Job =>
Exactly the lines from the start of the data below through the line that contains "fig = plt.figure(figsize=(W" are to be copied, with pictures left out.

Stored data =>

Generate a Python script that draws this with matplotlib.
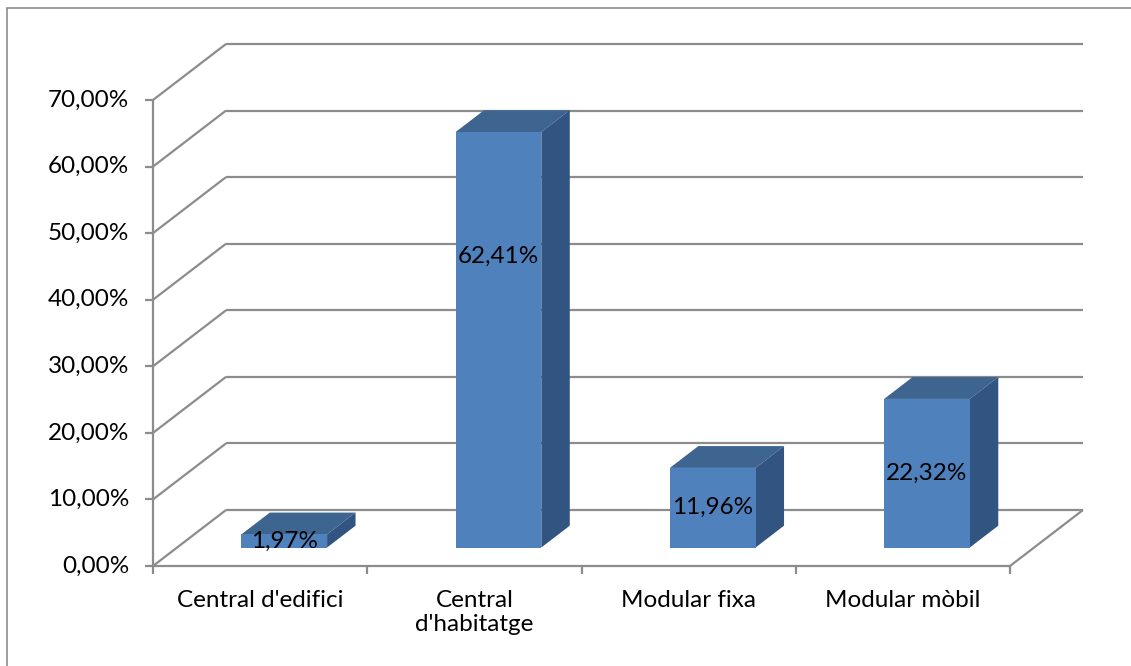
import matplotlib.pyplot as plt
from matplotlib.patches import Polygon, Rectangle

# chart data
categories = ["Central d'edifici", "Central\nd'habitatge", "Modular fixa", "Modular mòbil"]
values = [1.97, 62.41, 11.96, 22.32]
yticks = [0, 10, 20, 30, 40, 50, 60, 70]

plt.rcParams['font.family'] = ['Lato', 'DejaVu Sans']

W, H = 1131, 666
fig = plt.figure(figsize=(W / 100, H / 100), dpi=100)

# front plane of the 3d box, in pixels (left, bottom, right, top)
px0, py0, px1, py1 = 153, 566, 1010, 100
ax = fig.add_axes([px0 / W, (H - py0) / H, (px1 - px0) / W, (py0 - py1) / H])
ax.set_xlim(0, len(categories))
ax.set_ylim(0, 70)
ax.axis('off')

# depth of the box in data units
n = len(categories)
DX = 73 / ((px1 - px0) / n)
DY = 56 / ((py0 - py1) / 70)

grid_c = '#8c8c8c'
lw = 1.6
fs = 17.5
kw = dict(color=grid_c, lw=lw, clip_on=False, solid_capstyle='butt')

# back wall lines + left wall diagonals
for v in yticks:
    ax.plot([DX, n + DX], [v + DY, v + DY], zorder=1, **kw)
    ax.plot([0, DX], [v, v + DY], zorder=1, **kw)
# floor right edge, front axes
ax.plot([n, n + DX], [0, DY], zorder=1, **kw)
ax.plot([0, n], [0, 0], zorder=5, **kw)
ax.plot([0, 0], [0, 70], zorder=5, **kw)

# tick marks
tx = 8 / ((px1 - px0) / n)
ty = 8 / ((py0 - py1) / 70)
for v in yticks:
    ax.plot([-tx, 0], [v, v], zorder=5, **kw)
    ax.text(-0.11, v, f"{v:.2f}%".replace('.', ','), ha='right', va='center',
            fontsize=fs, color='black')
for i in range(n + 1):
    ax.plot([i, i], [0, -ty], zorder=5, **kw)

for i, c in enumerate(categories):
    ax.text(i + 0.5, -3.6, c, ha='center', va='top', fontsize=fs,
            color='black', linespacing=1.2)

# 3d bars
f0, f1 = 0.33, 0.72
bw = 0.40
front_c, top_c, side_c = '#4f81bd', '#3d6590', '#325480'
label_frac = {1: 0.70}
for i, v in enumerate(values):
    x0 = i + 0.5 - bw / 2 + f0 * DX
    y0 = f0 * DY
    ddx = (f1 - f0) * DX
    ddy = (f1 - f0) * DY
    top = [(x0, y0 + v), (x0 + bw, y0 + v), (x0 + bw + ddx, y0 + v + ddy),
           (x0 + ddx, y0 + v + ddy)]
    side = [(x0 + bw, y0), (x0 + bw + ddx, y0 + ddy),
            (x0 + bw + ddx, y0 + v + ddy), (x0 + bw, y0 + v)]
    ax.add_patch(Polygon(top, closed=True, fc=top_c, ec='none', zorder=3, clip_on=False))
    ax.add_patch(Polygon(side, closed=True, fc=side_c, ec='none', zorder=3, clip_on=False))
    ax.add_patch(Rectangle((x0, y0), bw, v, fc=front_c, ec='none', zorder=3, clip_on=False))
    ly = y0 + v * label_frac.get(i, 0.5)
    ax.text(x0 + bw / 2, ly, f"{v:.2f}%".replace('.', ','), ha='center', va='center',
            fontsize=fs, color='black', zorder=6)

# chart area border
border = Rectangle((7 / W, -0.2), 1.2, 1.2 - 8 / H, transform=fig.transFigure,
                   fill=False, ec='#8c8c8c', lw=1.2)
fig.patches.append(border)

fig.savefig('out.png', dpi=100)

Response to the task =>
Generate a Python script that draws this with matplotlib.
import matplotlib.pyplot as plt
from matplotlib.patches import Polygon, Rectangle

# chart data
categories = ["Central d'edifici", "Central\nd'habitatge", "Modular fixa", "Modular mòbil"]
values = [1.97, 62.41, 11.96, 22.32]
yticks = [0, 10, 20, 30, 40, 50, 60, 70]

plt.rcParams['font.family'] = ['Lato', 'DejaVu Sans']

W, H = 1131, 666
fig = plt.figure(figsize=(W / 100, H / 100), dpi=100)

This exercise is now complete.